Although Dunkirk had been reached by 7 September, it soon became clear that the garrison would fight to hold a port that was largely destroyed. It was then judged to be a better use of men and materiel to clear the Germans from the Scheldt estuary and open the port of Antwerp, which had been captured intact. A brigade sized force was left to isolate Dunkirk, which eventually surrendered on 9 May 1945, after the general German surrender. The investment was conducted by the 1st Czechoslovak Armoured Brigade, in which Belgian Resistance members assisted with information and French Resistance members were converted to regular units.

===Belgium===
Ostend had been omitted from Hitler's list of "fortresses" and so was evacuated, despite its strong defences. The port had been demolished. The 1st Polish Armoured Division crossed the Belgian border and captured Ypres on 6 September, reaching the Ghent–Bruges Canal on 9 September.

===Scheldt===

A long and costly operation was required to clear the Germans from both banks of the Scheldt, so that the Port of Antwerp could be opened.

==Aftermath==

Although Dieppe came rapidly into use, it could supply only a quarter of the needs of the 21st Army Group. The capture of Le Havre, Boulogne, Calais and Ostend only eased Allied supply problems after extensive clearance of debris and mines. Ostend was restricted to personnel only but the Boulogne terminal for a Pluto oil pipeline (Dumbo) was of great benefit, becoming the "... main supplies of fuel during the winter and spring campaigns" of the Allies. It has been questioned whether the capture of the defended ports was worthwhile, given the need for much effort to bring them into use and the greater potential benefit of Antwerp.

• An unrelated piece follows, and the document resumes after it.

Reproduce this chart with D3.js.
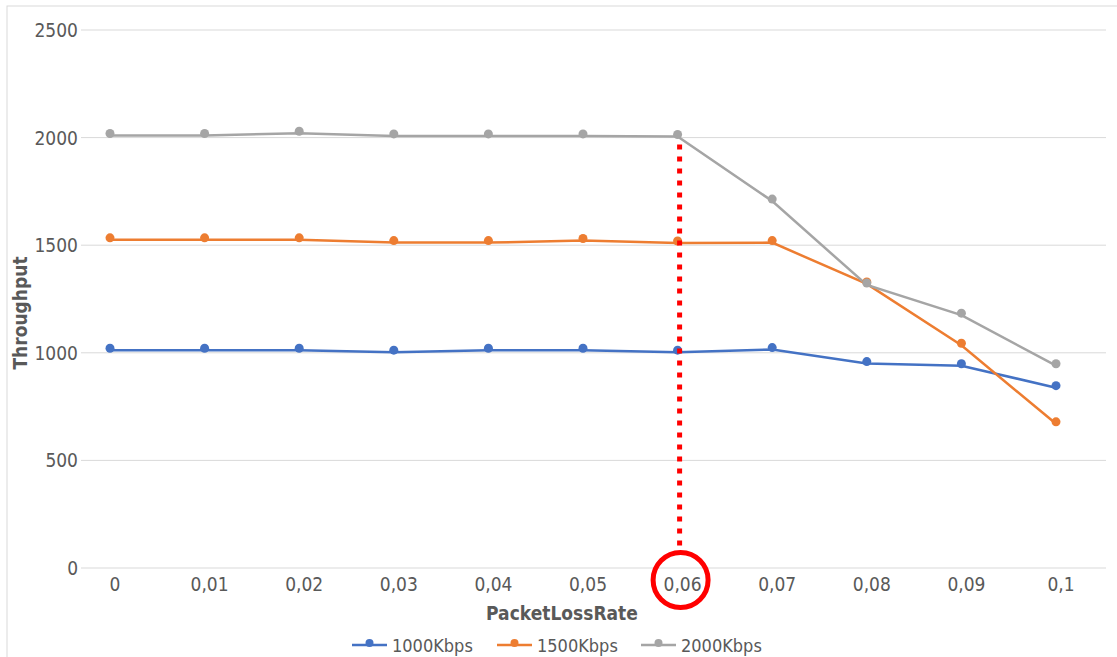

After the failure of Operation Market Garden, Eisenhower "turned to Antwerp, which despite the long-delayed capture of Le Havre on 12 September, of Brest on the 18th and of Calais on the 30th, remained, as the closest, largest and best-preserved of the ports, the necessary solution to the difficulties of supply." Antwerp was not opened until 29 November 1944 after the Battle of the Scheldt to clear the approaches to the Port Of Antwerp, which had been delayed by Montgomery. This largely solved Allied supply problems.